How we cite our quotes: In consultation with my editor, we decided (against standard practice) to go with page numbers—since The Sunset Limited is one long act and it would be unwieldy and impractical to number all the lines.
Quote #4
BLACK: Belief aint like unbelief. If you a believer then you got to come finally to the well of belief itself and then you dont have to look no further. There aint no further. But the unbeliever has got a problem. He has set out to unravel the world, but everything he can point to that aint true leaves two new things layin there. If God walked the earth when he got done makin it then when you get up in the morning you get to put your feet on a real floor and you dont have to worry about where it come from. But if he didnt then you got to come up with a whole other description of what you even mean by real. And you got to judge everything by that same light. If light it is. Includin yourself. One question fits all. So what do you think, Professor? Is you real? (65-66)
What do you think the "well of belief" is? It's probably God himself, in a sense, since God is the focus of belief, the source it comes from and wants to return to. From this angle, you'd be having some direct contact with God if you actually reached that well.
Quote #5
WHITE: What is it you would disagree with?
BLACK: Maybe the notion of original sin. When Eve eat the apple and it turned everybody bad. I dont see people that way. I think for the most part people are good to start with. I think evil is somethin you bring on your own self. Mostly from wantin what you aint supposed to have. But I aint goin to sit here and tell you about me bein a heretic when I'm tryin to get you to quit bein one. (66-67)

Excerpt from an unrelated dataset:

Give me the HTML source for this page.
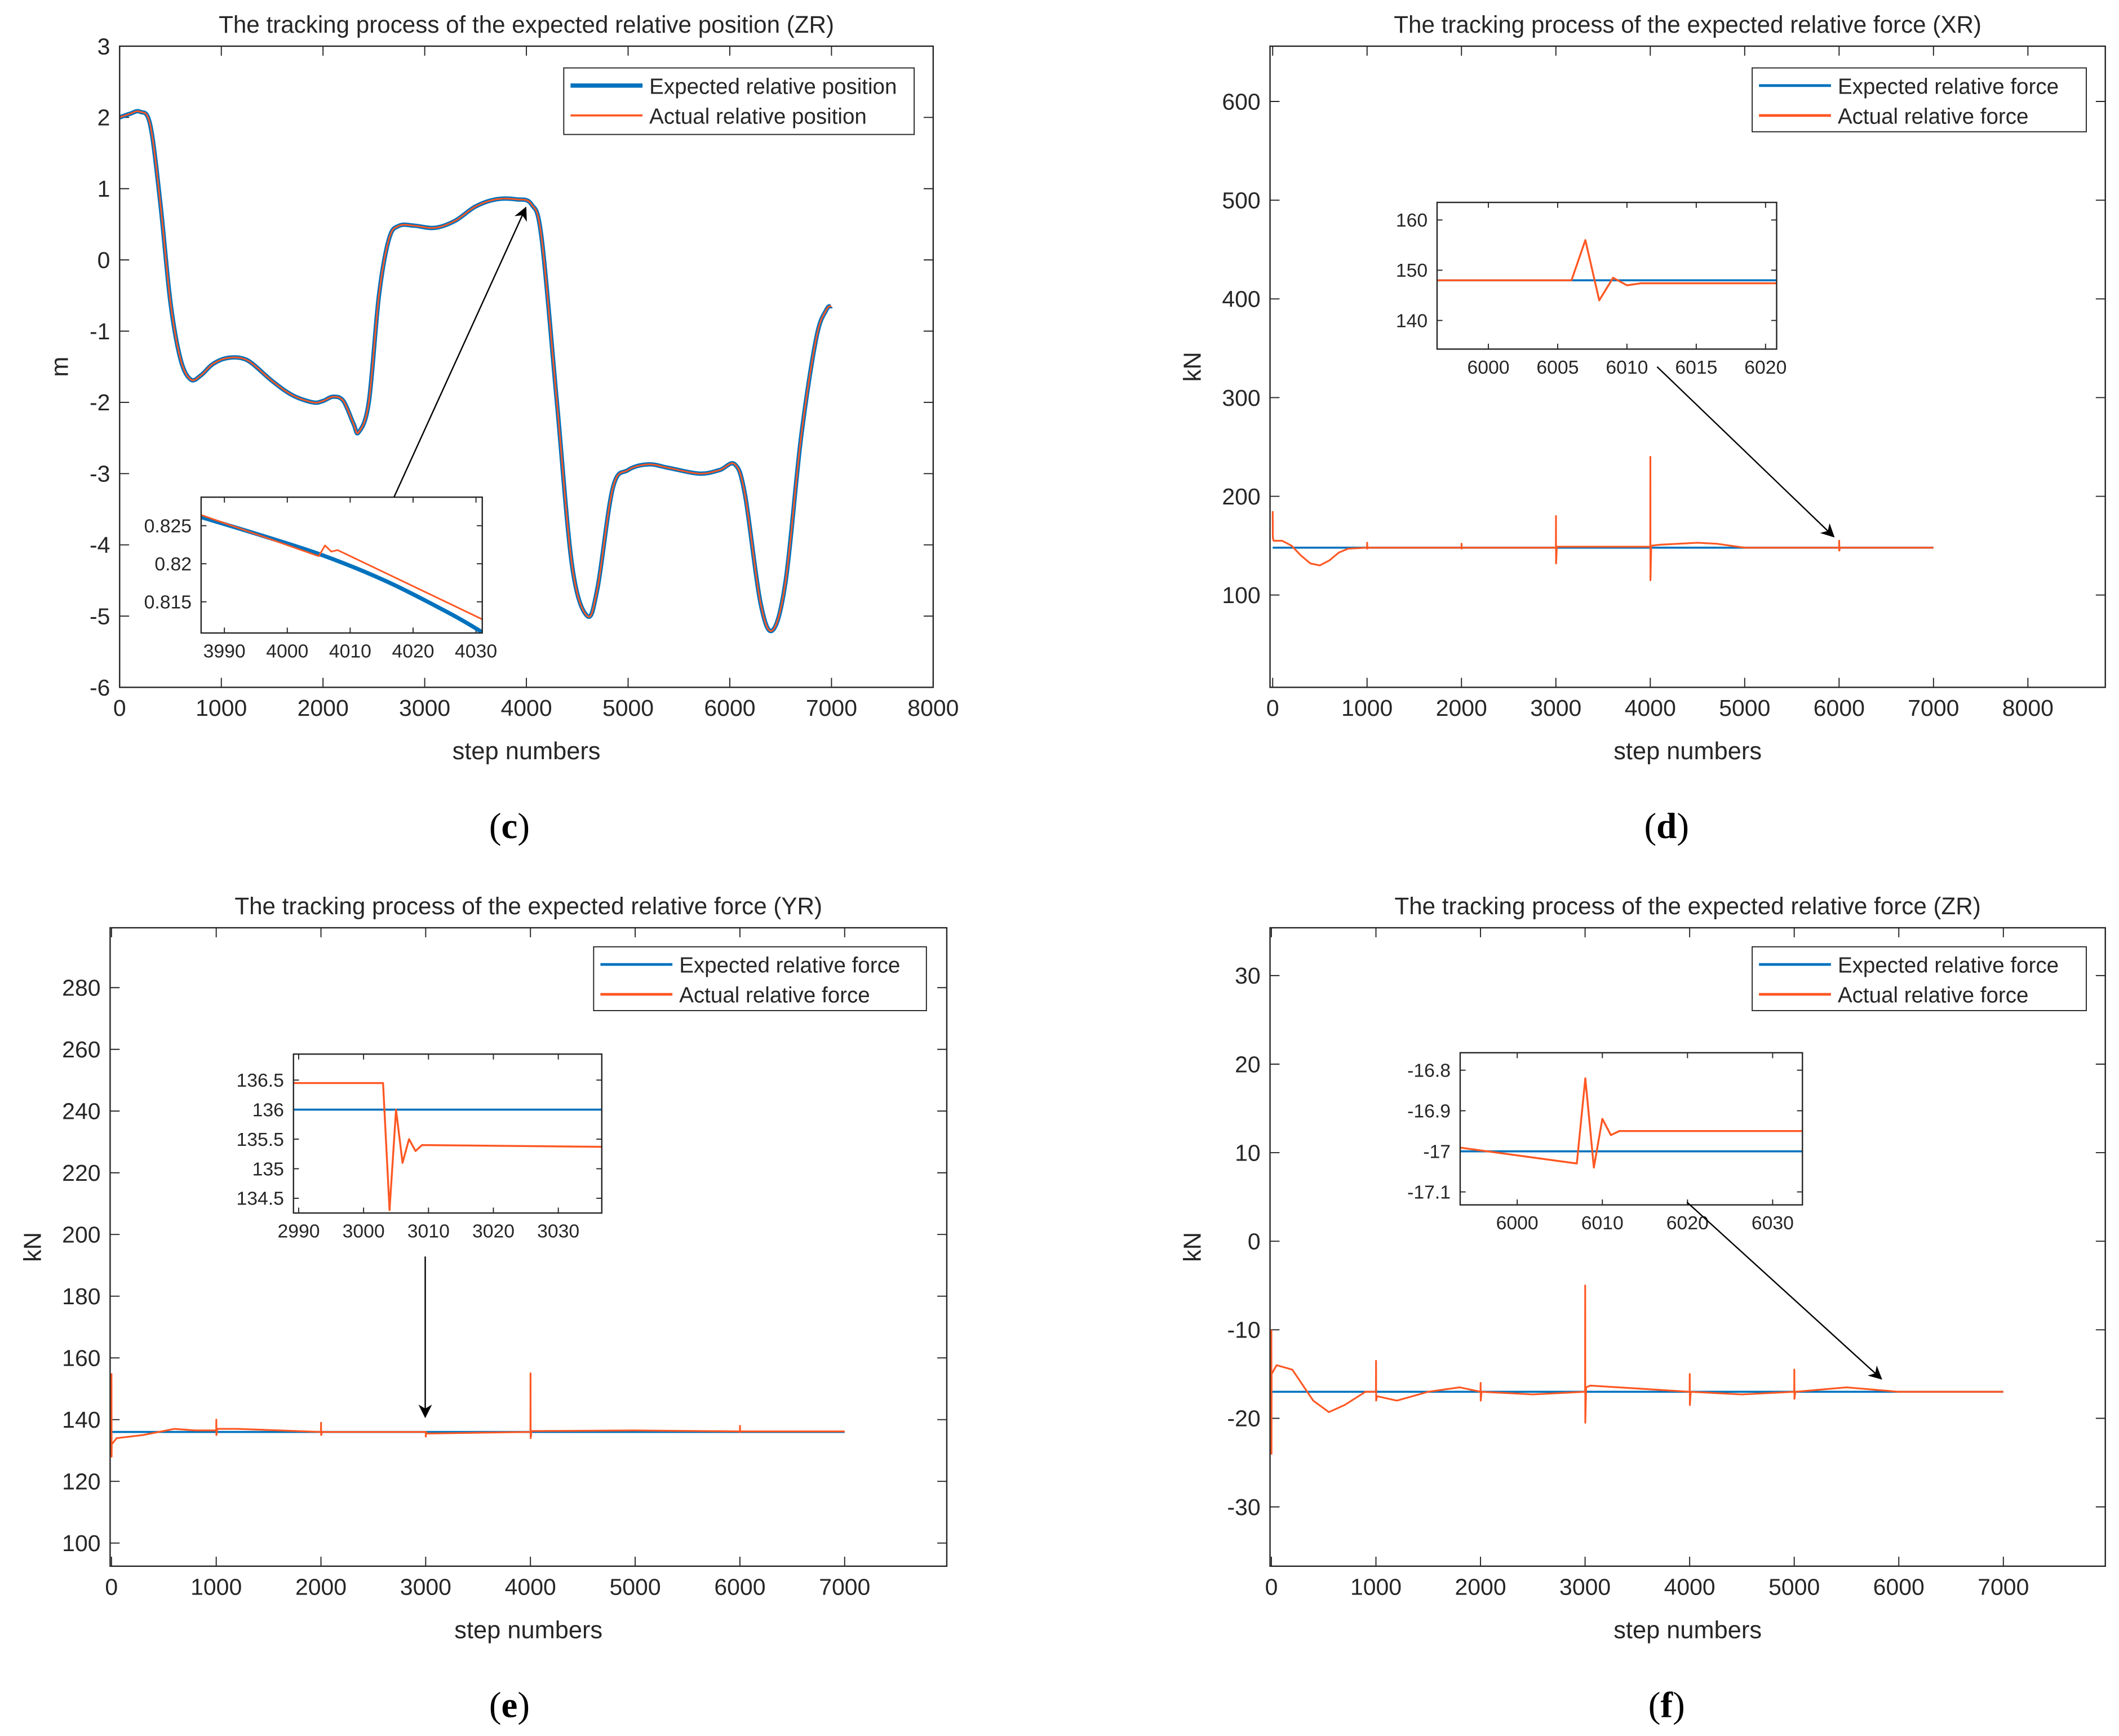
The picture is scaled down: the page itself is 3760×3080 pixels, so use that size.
<!DOCTYPE html>
<html><head><meta charset="utf-8">
<style>
html,body{margin:0;padding:0;background:#fff;}
svg{display:block;}
text{font-family:"Liberation Sans",sans-serif;fill:#262626;}
</style></head>
<body>
<svg id="fig" xmlns="http://www.w3.org/2000/svg" width="3760" height="3080" viewBox="0 0 1560 1278">
<defs>
<marker id="ah" markerWidth="10" markerHeight="10" refX="9" refY="5" orient="auto" markerUnits="userSpaceOnUse">
<path d="M0,0 L10,5 L0,10 L3,5 Z" fill="#000"/>
</marker>
</defs>
</svg>
<script>
// ---------- data ----------
const cSteps = [0,100,200,300,400,500,600,700,800,900,1000,1100,1200,1300,1500,1700,1900,2000,2100,2200,2300,2350,2450,2550,2650,2750,2900,3100,3300,3500,3700,3900,4050,4150,4300,4450,4600,4700,4850,5000,5200,5400,5700,5900,6050,6150,6300,6420,6550,6700,6850,6950,7000];
const cPos = [2.0,2.05,2.08,1.9,0.8,-0.6,-1.4,-1.68,-1.62,-1.48,-1.4,-1.37,-1.38,-1.45,-1.7,-1.9,-2.0,-1.98,-1.92,-1.98,-2.3,-2.42,-2.0,-0.5,0.3,0.48,0.48,0.45,0.55,0.75,0.85,0.85,0.78,0.3,-2.0,-4.3,-5.0,-4.6,-3.2,-2.95,-2.87,-2.92,-3.0,-2.95,-2.87,-3.3,-4.8,-5.2,-4.5,-2.5,-1.1,-0.7,-0.65];
const cInsExpX = [3986,3996,4006,4016,4026,4031];
const cInsExpY = [0.8262,0.8237,0.8210,0.8176,0.8134,0.8110];
const cInsActX = [3986,4005,4006,4007,4008,4031];
const cInsActY = [0.8265,0.8210,0.8224,0.8216,0.8218,0.8127];

const dExpX = [0,7000]; const dExpY = [148,148];
const dActX = [0,2,10,100,200,300,400,500,600,700,800,1000,1001,1002,1010,2000,2001,2002,2010,3000,3001,3002,3010,4000,4001,4002,4010,4100,4500,4700,5000,6000,6001,6002,6010,7000];
const dActY = [185,158,155,155,150,140,132,130,135,143,147,148,153,147,148,148,152,147,148,148,180,132,149,149,240,115,150,151,153,152,148,148,155,145,148,148];
const dInsX = [5996,6006,6007,6008,6009,6010,6011,6021];
const dInsY = [148,148,156,144,148.5,147,147.4,147.4];

const eExpX = [0,7000]; const eExpY = [136,136];
const eActX = [0,1,2,50,300,600,800,1000,1001,1002,1010,1200,2000,2001,2002,2010,3000,3001,3002,3010,4000,4001,4002,4010,5000,6000,6001,6002,6010,7000];
const eActY = [155,128,132,134,135,137,136.5,136.5,140,135,137,137,136,139,135,136,136,134.5,136,135.5,136,155,134,136.3,136.5,136.2,138,136,136.2,136.2];
const eInsX = [2989,3003,3004,3005,3006,3007,3008,3009,3037];
const eInsY = [136.45,136.45,134.3,136.0,135.1,135.5,135.3,135.4,135.37];

const fExpX = [0,7000]; const fExpY = [-17,-17];
const fActX = [0,1,2,50,200,400,550,700,900,1000,1001,1002,1010,1200,1500,1800,2000,2001,2002,2010,2500,3000,3001,3002,3010,3050,4000,4001,4002,4010,4500,5000,5001,5002,5010,5500,6000,7000];
const fActY = [-10,-24,-15,-14,-14.5,-18,-19.3,-18.5,-17,-17,-13.5,-18,-17.5,-18,-17,-16.5,-17,-16,-18,-17,-17.3,-17,-5,-20.5,-16.5,-16.3,-17,-15,-18.5,-17,-17.3,-17,-14.5,-17.8,-17,-16.5,-17,-17];
const fInsX = [5993,6007,6008,6009,6010,6011,6012,6034];
const fInsY = [-16.99,-17.03,-16.82,-17.04,-16.92,-16.96,-16.95,-16.95];

const cXTicks=[0,1000,2000,3000,4000,5000,6000,7000,8000], cYTicks=[3,2,1,0,-1,-2,-3,-4,-5,-6];
const dXTicks=[0,1000,2000,3000,4000,5000,6000,7000,8000], dYTicks=[600,500,400,300,200,100];
const eXTicks=[0,1000,2000,3000,4000,5000,6000,7000], eYTicks=[280,260,240,220,200,180,160,140,120,100];
const fXTicks=[0,1000,2000,3000,4000,5000,6000,7000], fYTicks=[30,20,10,0,-10,-20,-30];
const cInsXT=[3990,4000,4010,4020,4030], cInsYT=[0.825,0.82,0.815];
const dInsXT=[6000,6005,6010,6015,6020], dInsYT=[160,150,140];
const eInsXT=[2990,3000,3010,3020,3030], eInsYT=[136.5,136,135.5,135,134.5];
const fInsXT=[6000,6010,6020,6030], fInsYT=[-16.8,-16.9,-17,-17.1];

// ---------- drawing ----------
const NS='http://www.w3.org/2000/svg';
const svg=document.getElementById('fig');
const BLUE='#0072BD', ORANGE='#FF5722';
function el(tag,attrs,parent){const e=document.createElementNS(NS,tag);for(const k in attrs)e.setAttribute(k,attrs[k]);(parent||svg).appendChild(e);return e;}
function txt(s,x,y,size,anchor,parent){const t=el('text',{x:x,y:y,'font-size':size,'text-anchor':anchor||'middle'},parent);t.textContent=s;return t;}
function scale(d0,d1,p0,p1){return v=>p0+(v-d0)/(d1-d0)*(p1-p0);}
function pathD(xs,ys,sx,sy,smooth){
  const P=xs.map((x,i)=>[sx(x),sy(ys[i])]);
  if(!smooth) return 'M'+P.map(p=>p[0].toFixed(2)+','+p[1].toFixed(2)).join(' L');
  let d='M'+P[0][0]+','+P[0][1];
  for(let i=0;i<P.length-1;i++){
    const p0=P[i-1]||P[i],p1=P[i],p2=P[i+1],p3=P[i+2]||p2;
    const c1=[p1[0]+(p2[0]-p0[0])/6,p1[1]+(p2[1]-p0[1])/6];
    const c2=[p2[0]-(p3[0]-p1[0])/6,p2[1]-(p3[1]-p1[1])/6];
    d+=` C${c1[0].toFixed(2)},${c1[1].toFixed(2)} ${c2[0].toFixed(2)},${c2[1].toFixed(2)} ${p2[0].toFixed(2)},${p2[1].toFixed(2)}`;
  }
  return d;
}
function axes(o){
  const g=el('g',{});
  
  
  const sx=scale(o.xd[0],o.xd[1],o.x0,o.x1), sy=scale(o.yd[0],o.yd[1],o.y1,o.y0);
  el('rect',{x:o.x0,y:o.y0,width:o.x1-o.x0,height:o.y1-o.y0,fill:'#fff',stroke:'none'},g);
  const clip='clip'+o.id;
  const cp=el('clipPath',{id:clip},g);el('rect',{x:o.x0,y:o.y0,width:o.x1-o.x0,height:o.y1-o.y0},cp);
  const fs=o.fs||16, tl=o.tl||5;
  o.xt.forEach(v=>{const x=sx(v);
    el('line',{x1:x,x2:x,y1:o.y1,y2:o.y1-tl,stroke:'#262626','stroke-width':0.8},g);
    el('line',{x1:x,x2:x,y1:o.y0,y2:o.y0+tl,stroke:'#262626','stroke-width':0.8},g);
    const t=txt(String(v),x,o.y1+fs+4,fs,'middle',g);
    
    });
  o.yt.forEach(v=>{const y=sy(v);
    el('line',{x1:o.x0,x2:o.x0+tl,y1:y,y2:y,stroke:'#262626','stroke-width':0.8},g);
    el('line',{x1:o.x1,x2:o.x1-tl,y1:y,y2:y,stroke:'#262626','stroke-width':0.8},g);
    const t=txt(String(v),o.x0-7,y+fs*0.35,fs,'end',g);
    
    });
  const lg=el('g',{'clip-path':`url(#${clip})`},g);
  o.series.forEach(s=>{const p=el('path',{d:pathD(s.x,s.y,sx,sy,s.smooth),fill:'none',stroke:s.color,'stroke-width':s.w,'stroke-linejoin':'round'},lg);
    
    });
  el('rect',{x:o.x0,y:o.y0,width:o.x1-o.x0,height:o.y1-o.y0,fill:'none',stroke:'#262626','stroke-width':1},g);
  return g;
}
function panel(p){
  axes({id:p.id,name:p.id+'-axes',x0:p.x0,x1:p.x1,y0:p.y0,y1:p.y1,xd:p.xd,yd:p.yd,xt:p.xt,yt:p.yt,fs:17,tl:7,series:p.series});
  const t=txt(p.title,(p.x0+p.x1)/2,p.y0-10,17.5,'middle');
  
  
  const xl=txt('step numbers',(p.x0+p.x1)/2,p.y1+53,18,'middle');
  
  
  const yl=txt(p.ylabel,0,0,18,'middle');
  yl.setAttribute('transform',`translate(${p.ylx},${(p.y0+p.y1)/2}) rotate(-90)`);
  
  
  const L=p.leg;
  const lgd=el('g',{});
  
  
  el('rect',{x:L.x,y:L.y,width:L.w,height:L.h,fill:'#fff',stroke:'#262626','stroke-width':0.8},lgd);
  [[p.legTxt[0],BLUE,p.legW[0]],[p.legTxt[1],ORANGE,p.legW[1]]].forEach((e,i)=>{
    const yy=L.y+13+i*22;
    el('line',{x1:L.x+5,x2:L.x+58,y1:yy,y2:yy,stroke:e[1],'stroke-width':e[2]},lgd);
    const tt=txt(e[0],L.x+63,yy+6,16,'start',lgd);
    
    
  });
  const I=p.ins;
  axes({id:p.id+'i',name:p.id+'-inset',x0:I.x0,x1:I.x1,y0:I.y0,y1:I.y1,xd:I.xd,yd:I.yd,xt:I.xt,yt:I.yt,fs:14,tl:4,series:I.series});
  const a=el('line',{x1:p.arrow[0],y1:p.arrow[1],x2:p.arrow[2],y2:p.arrow[3],stroke:'#000','stroke-width':1,'marker-end':'url(#ah)'});
  
  
  const c=el('text',{x:p.cap[0],y:p.cap[1],'font-size':27,'text-anchor':'middle',style:'font-family:"Liberation Serif",serif;fill:#000'});
  c.innerHTML='(<tspan font-weight="bold">'+p.capL+'</tspan>)';
  
  
}
panel({id:'c',x0:88,x1:687,y0:34,y1:506,xd:[0,8000],yd:[-6,3],xt:cXTicks,yt:cYTicks,
  title:'The tracking process of the expected relative position (ZR)',ylabel:'m',ylx:50,
  series:[{x:cSteps,y:cPos,color:BLUE,w:3.2,smooth:true,name:'expected-position-line'},{x:cSteps,y:cPos,color:ORANGE,w:1.2,smooth:true,name:'actual-position-line'}],
  leg:{x:415,y:50,w:258,h:49},legTxt:['Expected relative position','Actual relative position'],legW:[3.2,1.5],
  ins:{x0:148,x1:355,y0:366,y1:466,xd:[3986.3,4031],yd:[0.8109,0.82875],xt:cInsXT,yt:cInsYT,
    series:[{x:cInsExpX,y:cInsExpY,color:BLUE,w:3,smooth:true,name:'inset-expected-line'},{x:cInsActX,y:cInsActY,color:ORANGE,w:1.2,name:'inset-actual-line'}]},
  arrow:[290,366,387,153],cap:[375,617],capL:'c'});
panel({id:'d',x0:935,x1:1550,y0:34,y1:506,xd:[-28,8820],yd:[6.5,656],xt:dXTicks,yt:dYTicks,
  title:'The tracking process of the expected relative force (XR)',ylabel:'kN',ylx:884,
  series:[{x:dExpX,y:dExpY,color:BLUE,w:1.5,name:'expected-force-line'},{x:dActX,y:dActY,color:ORANGE,w:1.3,name:'actual-force-line'}],
  leg:{x:1290,y:50,w:246,h:47},legTxt:['Expected relative force','Actual relative force'],legW:[2,2],
  ins:{x0:1058,x1:1308,y0:149,y1:257,xd:[5996.3,6020.8],yd:[134.3,163.5],xt:dInsXT,yt:dInsYT,
    series:[{x:[5996,6021],y:[148,148],color:BLUE,w:1.5,name:'inset-expected-line'},{x:dInsX,y:dInsY,color:ORANGE,w:1.4,name:'inset-actual-line'}]},
  arrow:[1220,270,1350,395],cap:[1227,617],capL:'d'});
panel({id:'e',x0:81,x1:697,y0:683,y1:1153,xd:[-13,7975],yd:[92.5,299.4],xt:eXTicks,yt:eYTicks,
  title:'The tracking process of the expected relative force (YR)',ylabel:'kN',ylx:30,
  series:[{x:eExpX,y:eExpY,color:BLUE,w:1.5,name:'expected-force-line'},{x:eActX,y:eActY,color:ORANGE,w:1.3,name:'actual-force-line'}],
  leg:{x:437,y:697,w:245,h:47},legTxt:['Expected relative force','Actual relative force'],legW:[2,2],
  ins:{x0:216,x1:443,y0:776,y1:893,xd:[2989.2,3036.7],yd:[134.25,136.94],xt:eInsXT,yt:eInsYT,
    series:[{x:[2989,3037],y:[136,136],color:BLUE,w:1.5,name:'inset-expected-line'},{x:eInsX,y:eInsY,color:ORANGE,w:1.4,name:'inset-actual-line'}]},
  arrow:[313,925,313,1043],cap:[375,1264],capL:'e'});
panel({id:'f',x0:935,x1:1550,y0:683,y1:1153,xd:[-13,7975],yd:[-36.7,35.4],xt:fXTicks,yt:fYTicks,
  title:'The tracking process of the expected relative force (ZR)',ylabel:'kN',ylx:884,
  series:[{x:fExpX,y:fExpY,color:BLUE,w:1.5,name:'expected-force-line'},{x:fActX,y:fActY,color:ORANGE,w:1.3,name:'actual-force-line'}],
  leg:{x:1290,y:697,w:246,h:47},legTxt:['Expected relative force','Actual relative force'],legW:[2,2],
  ins:{x0:1075,x1:1327,y0:775,y1:887,xd:[5993.3,6033.5],yd:[-17.132,-16.757],xt:fInsXT,yt:fInsYT,
    series:[{x:[5993,6034],y:[-17,-17],color:BLUE,w:1.5,name:'inset-expected-line'},{x:fInsX,y:fInsY,color:ORANGE,w:1.4,name:'inset-actual-line'}]},
  arrow:[1242,885,1385,1015],cap:[1227,1264],capL:'f'});
</script>
</body></html>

Black explains one of his heresies: He doesn't believe that people are bad at their root, but that they get corrupted. Goodness might not be something you learn, but evil probably is.
Quote #6
BLACK: […] The whole point of where this is goin—which you wanted to know—is that they aint no jews. Aint no whites. Aint no n*****s. People of color. Aint none of that. At the deep bottom of the mine where the gold is at there aint none of that. There's just the pure ore. That forever thing. That you dont think is there. That thing that helps to keep folks nailed down to the platform when the Sunset Limited comes through. Even when they think they might want to get aboard. That thing that makes it possible to ladle out benedictions upon the heads of strangers instead of curses. It's all the same thing. And it aint but one thing. Just one. (95)
This is one of Black's biggest speeches. He thinks that what we are externally—our races, genders, class backgrounds—doesn't make up who we really are. When you get down to it, there's a shared humanity amongst us.